Depending on wheter they plan for support on existing GPUs or not will determine if some of these can be included. Anyway getting a cl_khr or cl_ext extension would be good..
but just before it a good remainder of thing that still are to being implemented..

*starting to see cl_ext_device_fission implemented on GPUs that should be doable on AMD 7xxx GPUs but on NV GK110 still not? even better seems new AMD Sea Islands should support partitioning in up to 8 sub GPUs..
*Implementing new OCL 1.2 extensions like graphic ones MSAA and depth access..

For OpenCL 2 would be good to have:
*Atomic counters (cl_ext_atomic_counters_32) in core.. they provide an order of magnitude improvement vs global atomics at least on old D3D11 HW (Fermi, AMD 5xxx series) and are foundation of HW accelerated queues.
*Kernels can send interrupts to CPU and/or initiate host system calls.. that seems coming for a while I think even Fermi whitepaper suggested that but still no avaiable.. AMD SI support SEND_MSG in ISA as Lottes suggest in his blog so AMD should be able too..
*warp/wavefront vote functions: this functions are in NV HW since GTX 2xx (2008) useful for example in currently most better dynamic mem allocator for GPUs see "Fast Dynamic Memory Allocator for Massively Parallel Architectures" they said:
"The used hardware must provide a voting function for an effi cient implementation" thus seems and OpenCL port will need exposure of that..
*Dynamic parallelism: well that should be expected also now that GK110 is shipping and also seems SI could support some limited form of it as shown in a ADFS session..
*Named barriers: Well this is shipping in CUDA since Fermi days and can be used for warp specialization like in CUDADMA project that can bring better memory bandwith explotation in some apps and also as shown in HPP study can bring support for "true function composability" i.e. GPU functions that use barriers can call other GPU functions that use barriers without breaking expected usage see HPP paper by Gaster et al.
*Crossvendor MultiGPU like CUDA P2P functionality: i.e. memory from one GPU addressable by other GPU directly from kernel without previous copy (also present in cl_amd_bus_addressable in AMD OCL)
*Exposing some common intra warp/wavefront ops? (like existing NV shuffle.. makes sense more like median, min/max could be beneficial for platforms like Xeon Phi but not on GPUs)
*Expose some cross vendor multimedia extension ISAs? i.e. some common cl_amd_media_ops/cl_amd_media_ops2 and ptx SIMD instructions.. this can be good jointly with interop with video encoders and encoders for accelerated video processing and even NV uses in their fast raytracing kernels..
*Finalize to bring parity vs exisiting compute exposure in graphics APIs like OGL 4.3/D3D 11 compute shaders: like said atomic counters where one thing..
->other being new gather4 instuctions..
->DispatchComputeIndirect: i.e. ability to launch kernel with size of workgroup total size being fetched from GPU mem.. it's more efficient for variable work kernels that depend on work generated by a previous kernel.. in this case we avoid a CPU trip but note that could be done with new Dynamic Parallelism so perhaps doesn't need to be exposed..
->Promote into core MSAA and depth extensions
->MipMap support like in CUDA 5
->compressed tex formats support
->a cross vendor extension for bindless support (assuming will get broad support in coming years)
->cross vendor ext for sparse texture/buffer support..

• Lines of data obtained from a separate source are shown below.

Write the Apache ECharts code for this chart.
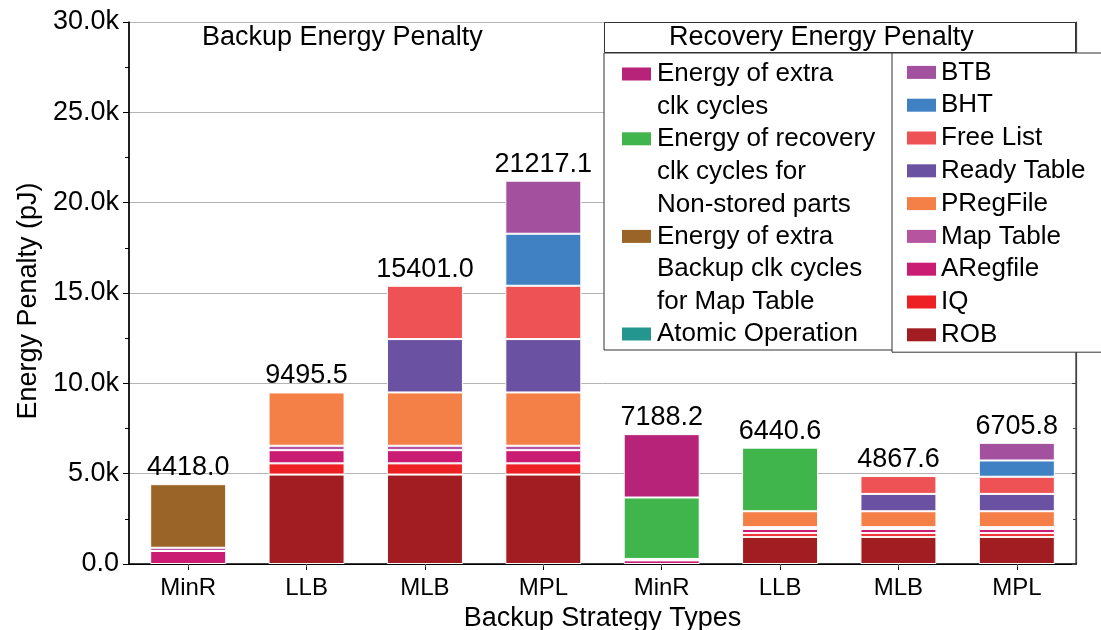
<!DOCTYPE html>
<html>
<head>
<meta charset="utf-8">
<script src="https://cdn.jsdelivr.net/npm/echarts@6/dist/echarts.min.js"></script>
<style>
  html, body { margin: 0; padding: 0; background: #fff; }
  #chart { width: 1101px; height: 630px; }
</style>
</head>
<body>
<div id="chart"></div>
<script>
// Strategies: the first four bars are backup penalties, the last four recovery penalties
const categories = ['MinR', 'LLB', 'MLB', 'MPL', 'MinR', 'LLB', 'MLB', 'MPL'];
const yTickLabels = ['0.0', '5.0k', '10.0k', '15.0k', '20.0k', '25.0k', '30.0k'];

// Energy per component (pJ), one entry per bar
const rob                 = [null, 4950, 4950, 4950, null, 1500, 1500, 1500];
const iq                  = [null, 620, 620, 620, null, 210, 210, 210];
const aRegfile            = [720, 730, 730, 730, 200, 230, 230, 230];
const mapTable            = [180, 245.5, 245.5, 245.5, 80, 100, 100, 100];
const pRegFile            = [null, 2950, 2950, 2950, null, 880, 880, 880];
const readyTable          = [null, null, 2952.8, 2952.8, null, null, 960, 960];
const freeList            = [null, null, 2952.7, 2952.7, null, null, 987.6, 950];
const bht                 = [null, null, null, 2880, null, null, null, 900];
const btb                 = [null, null, null, 2936.1, null, null, null, 975.8];
const atomicOperation     = [null, null, null, null, null, null, null, null];
const extraBackupMapTable = [3518, null, null, null, null, null, null, null];
const recoveryNonStored   = [null, null, null, null, 3400, 3520.6, null, null];
const extraClkCycles      = [null, null, null, null, 3508.2, null, null, null];

const FONT = 'Arial, "Liberation Sans", Helvetica, sans-serif';

// stacking order, bottom to top
const stackDefs = [
  { name: 'ROB', data: rob, color: '#a21d22' },
  { name: 'IQ', data: iq, color: '#ed2024' },
  { name: 'ARegfile', data: aRegfile, color: '#cb1c74' },
  { name: 'Map Table', data: mapTable, color: '#b7549f' },
  { name: 'PRegFile', data: pRegFile, color: '#f47f47' },
  { name: 'Ready Table', data: readyTable, color: '#6a51a1' },
  { name: 'Free List', data: freeList, color: '#ee5254' },
  { name: 'BHT', data: bht, color: '#4081c4' },
  { name: 'BTB', data: btb, color: '#a3519e' },
  { name: 'Atomic Operation', data: atomicOperation, color: '#22968f' },
  { name: 'Energy of extra Backup clk cycles for Map Table', data: extraBackupMapTable, color: '#9a6428' },
  { name: 'Energy of recovery clk cycles for Non-stored parts', data: recoveryNonStored, color: '#3fb54b' },
  { name: 'Energy of extra clk cycles', data: extraClkCycles, color: '#b8237a' }
];

// legend columns
const leftLegendNames = [
  'Energy of extra clk cycles',
  'Energy of recovery clk cycles for Non-stored parts',
  'Energy of extra Backup clk cycles for Map Table',
  'Atomic Operation'
];
const leftLegendLines = [
  ['Energy of extra', 'clk cycles'],
  ['Energy of recovery', 'clk cycles for', 'Non-stored parts'],
  ['Energy of extra', 'Backup clk cycles', 'for Map Table'],
  ['Atomic Operation']
];
const rightLegendNames = ['BTB', 'BHT', 'Free List', 'Ready Table', 'PRegFile', 'Map Table', 'ARegfile', 'IQ', 'ROB'];

// bar totals printed on top of each stack
const totals = categories.map((_, i) =>
  stackDefs.reduce((s, d) => s + (d.data[i] == null ? 0 : d.data[i]), 0));

const LINE_H = 32.8;
const colorOf = name => stackDefs.find(d => d.name === name).color;

const leftRich = {
  g: { width: 6 },
  ind: { width: 35 },
  t: { fontSize: 26, lineHeight: LINE_H, color: '#000', fontFamily: FONT }
};
leftLegendNames.forEach((n, i) => {
  leftRich['s' + i] = { width: 29, height: 13, backgroundColor: colorOf(n), lineHeight: LINE_H };
});

const series = stackDefs.map(d => ({
  name: d.name,
  type: 'bar',
  stack: 'total',
  barWidth: 76,
  data: d.data,
  itemStyle: { color: d.color, borderColor: '#ffffff', borderWidth: 1 },
  emphasis: { disabled: true }
}));

series.push({
  name: 'total',
  type: 'bar',
  stack: 'total',
  barWidth: 76,
  data: categories.map(() => 0),
  itemStyle: { color: 'rgba(0,0,0,0)', borderWidth: 0 },
  label: {
    show: true,
    position: 'top',
    distance: 3,
    fontSize: 27,
    color: '#000',
    fontFamily: FONT,
    formatter: p => totals[p.dataIndex].toFixed(1)
  },
  emphasis: { disabled: true }
});

const chart = echarts.init(document.getElementById('chart'), null, { renderer: 'canvas' });

chart.setOption({
  animation: false,
  backgroundColor: '#fff',
  textStyle: { fontFamily: FONT },
  grid: { left: 129, right: 25, top: 22, bottom: 66, containLabel: false, outerBoundsMode: 'none' },
  title: [
    {
      text: 'Backup Energy Penalty',
      left: 202, top: 22, padding: 0,
      textStyle: { fontSize: 27, fontWeight: 'normal', color: '#000', lineHeight: 31, fontFamily: FONT }
    },
    {
      text: 'Recovery Energy Penalty',
      left: 604, top: 22, padding: [0, 102, 0, 65],
      borderColor: '#333', borderWidth: 1, backgroundColor: '#fff',
      textStyle: { fontSize: 27, fontWeight: 'normal', color: '#000', lineHeight: 31, fontFamily: FONT }
    }
  ],
  legend: [
    {
      orient: 'vertical', left: 604, top: 53,
      itemWidth: 0, itemHeight: 0, itemGap: 6,
      padding: [8, 18, 3, 12],
      borderColor: '#333', borderWidth: 1, backgroundColor: '#fff',
      selectedMode: false,
      data: leftLegendNames,
      formatter: name => {
        const idx = leftLegendNames.indexOf(name);
        return leftLegendLines[idx]
          .map((l, k) => (k === 0 ? '{s' + idx + '|}{g|}' : '{ind|}') + '{t|' + l + '}')
          .join('\n');
      },
      textStyle: { fontSize: 26, color: '#000', fontFamily: FONT, rich: leftRich }
    },
    {
      orient: 'vertical', left: 892, top: 53,
      itemWidth: 29, itemHeight: 13, itemGap: 0,
      icon: 'rect',
      padding: [3, 80, 1, 15],
      borderColor: '#333', borderWidth: 1, backgroundColor: '#fff',
      selectedMode: false,
      data: rightLegendNames,
      itemStyle: { borderWidth: 0 },
      textStyle: { fontSize: 26, lineHeight: LINE_H, color: '#000', fontFamily: FONT }
    }
  ],
  xAxis: [
    {
      type: 'category',
      data: categories,
      position: 'bottom',
      axisLine: { show: true, lineStyle: { color: '#000', width: 1.5 } },
      axisTick: { show: true, alignWithLabel: true, length: 6, lineStyle: { color: '#000' } },
      axisLabel: { interval: 0, fontSize: 24, color: '#000', margin: 12, fontFamily: FONT },
      splitLine: { show: true, interval: (i) => i === 4, lineStyle: { color: '#555', width: 1.5 } },
      name: 'Backup Strategy Types',
      nameLocation: 'middle',
      nameGap: 30,
      nameTextStyle: { fontSize: 27, color: '#000', fontFamily: FONT }
    },
    {
      type: 'category',
      data: categories,
      position: 'top',
      axisLine: { show: true, lineStyle: { color: '#000', width: 1 } },
      axisTick: { show: true, inside: true, alignWithLabel: true, length: 3, lineStyle: { color: '#555' } },
      axisLabel: { show: false },
      splitLine: { show: false }
    }
  ],
  yAxis: [
    {
      type: 'value',
      min: 0, max: 30000, interval: 5000,
      position: 'left',
      axisLine: { show: true, lineStyle: { color: '#000', width: 1.5 } },
      axisTick: { show: true, length: 6, lineStyle: { color: '#000' } },
      minorTick: { show: true, splitNumber: 2, length: 4, lineStyle: { color: '#000' } },
      axisLabel: {
        fontSize: 27, color: '#000', margin: 10, fontFamily: FONT,
        formatter: v => yTickLabels[Math.round(v / 5000)]
      },
      splitLine: { show: true, lineStyle: { color: '#b4b4b4', width: 1 } },
      name: 'Energy Penalty (pJ)',
      nameLocation: 'middle',
      nameGap: 84,
      nameTextStyle: { fontSize: 27, color: '#000', fontFamily: FONT, padding: [0, 16, 0, 0] }
    },
    {
      type: 'value',
      min: 0, max: 30000, interval: 5000,
      position: 'right',
      axisLine: { show: true, lineStyle: { color: '#444', width: 1.2 } },
      axisTick: { show: true, inside: true, length: 4, lineStyle: { color: '#444' } },
      minorTick: { show: true, splitNumber: 2, length: 3, lineStyle: { color: '#444' } },
      axisLabel: { show: false },
      splitLine: { show: false }
    }
  ],
  series: series
});
</script>
</body>
</html>
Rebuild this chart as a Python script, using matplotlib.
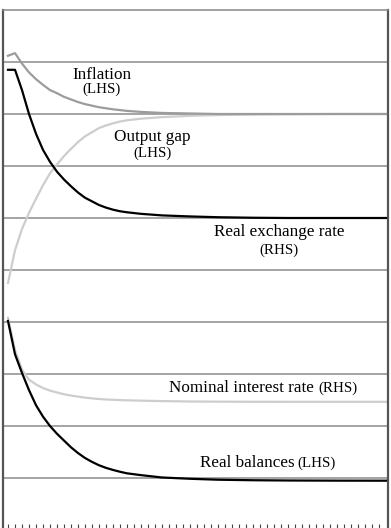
"""
plot.py - impulse responses, five series on a shared stacked panel
"""

import matplotlib
matplotlib.use('Agg')
import matplotlib.pyplot as plt

# periods after the shock
periods = [0, 1, 2, 3, 4, 5, 6, 7, 8, 9, 10, 11, 12, 13, 14, 15, 16, 17,
           19, 22, 26, 30, 35, 40, 47, 54]

# in the panel's own units (gridlines at 1..9)
inflation = [9.12, 9.17, 8.97, 8.80, 8.67, 8.56, 8.46, 8.40, 8.33, 8.28,
             8.23, 8.19, 8.16, 8.13, 8.11, 8.09, 8.075, 8.06,
             8.04, 8.02, 8.01, 8.00, 8.00, 8.00, 8.00, 8.00]
output_gap = [4.75, 5.38, 5.79, 6.10, 6.37, 6.63, 6.86, 7.03, 7.19, 7.33,
              7.46, 7.57, 7.65, 7.73, 7.78, 7.82, 7.855, 7.88,
              7.91, 7.94, 7.965, 7.98, 7.99, 7.995, 8.00, 8.00]
real_exch = [8.85, 8.85, 8.46, 8.00, 7.62, 7.31, 7.08, 6.89, 6.74, 6.61,
             6.49, 6.39, 6.32, 6.25, 6.20, 6.16, 6.13, 6.11,
             6.08, 6.05, 6.03, 6.015, 6.005, 6.00, 6.00, 6.00]
nominal_rate = [4.08, 3.46, 3.08, 2.89, 2.80, 2.73, 2.68, 2.645, 2.61, 2.585,
                2.565, 2.546, 2.531, 2.519, 2.51, 2.504, 2.498, 2.494,
                2.487, 2.479, 2.471, 2.468, 2.466, 2.465, 2.465, 2.465]
real_bal = [4.02, 3.38, 3.02, 2.69, 2.40, 2.18, 2.00, 1.85, 1.72, 1.59,
            1.48, 1.385, 1.31, 1.245, 1.195, 1.155, 1.12, 1.09,
            1.055, 1.01, 0.985, 0.967, 0.957, 0.952, 0.949, 0.948]

grid_levels = [1, 2, 3, 4, 5, 6, 7, 8, 9]
tick_periods = list(range(0, 54))

SERIF = ['Liberation Serif', 'DejaVu Serif']
BIG, SMALL = 12.3, 10.8

fig = plt.figure(figsize=(3.91, 5.28), dpi=100)
ax = fig.add_axes([3 / 391, 0.0, 385 / 391, 518 / 528])

# horizontal guides
for lv in grid_levels:
    ax.axhline(lv, color='#8c8c8c', lw=1.1, zorder=1)

# gray series first, black on top
ax.plot(periods, output_gap, color='#cdcdcd', lw=1.6, zorder=2)
ax.plot(periods, nominal_rate, color='#cdcdcd', lw=1.6, zorder=2)
ax.plot(periods, inflation, color='#9c9c9c', lw=1.6, zorder=3)
ax.plot(periods, real_exch, color='black', lw=1.6, zorder=4)
ax.plot(periods, real_bal, color='black', lw=1.6, zorder=4)

ax.set_xlim(-5 / 7, 380 / 7)
ax.set_ylim(2 / 52, 10)

# labels
ax.text(13.36, 8.75, 'Inflation', family=SERIF, fontsize=BIG, ha='center', va='center')
ax.text(13.29, 8.48, '(LHS)', family=SERIF, fontsize=SMALL, ha='center', va='center')
ax.text(20.64, 7.56, 'Output gap', family=SERIF, fontsize=BIG, ha='center', va='center')
ax.text(20.71, 7.25, '(LHS)', family=SERIF, fontsize=SMALL, ha='center', va='center')
ax.text(38.71, 5.73, 'Real exchange rate', family=SERIF, fontsize=BIG, ha='center', va='center')
ax.text(38.71, 5.385, '(RHS)', family=SERIF, fontsize=SMALL, ha='center', va='center')
ax.text(23.0, 2.73, 'Nominal interest rate', family=SERIF, fontsize=BIG, ha='left', va='center')
ax.text(44.29, 2.73, '(RHS)', family=SERIF, fontsize=SMALL, ha='left', va='center')
ax.text(27.43, 1.29, 'Real balances', family=SERIF, fontsize=BIG, ha='left', va='center')
ax.text(41.4, 1.29, '(LHS)', family=SERIF, fontsize=SMALL, ha='left', va='center')

# frame: dark sides, lighter top, no bottom line
ax.spines['bottom'].set_visible(False)
ax.spines['left'].set_color('#555555')
ax.spines['right'].set_color('#555555')
ax.spines['left'].set_linewidth(1.6)
ax.spines['right'].set_linewidth(1.6)
ax.spines['top'].set_color('#888888')
ax.spines['top'].set_linewidth(1.1)

ax.set_yticks([])
ax.set_xticks(tick_periods)
ax.set_xticklabels([])
ax.tick_params(axis='x', direction='in', length=3, width=0.8, color='#444444')

fig.savefig('out.png', dpi=100)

To finalize also exposing advanced control of ld/st operations such as cache modifiers and even using texture path (in GK110)..

Finally seems future GPUs could support unified register/local mem mem so explicit size control for better optimization could be good, also seems local mem could be allocated dynamicaly inside a kernel via extension to barrier function argument for better use of it so an extension to barrier operator could be good and also a scalar processor is present on recent archs so altough could be intended for executing common scalar code in kernel (extracted by a compiler) could also be exposed for direct programmability..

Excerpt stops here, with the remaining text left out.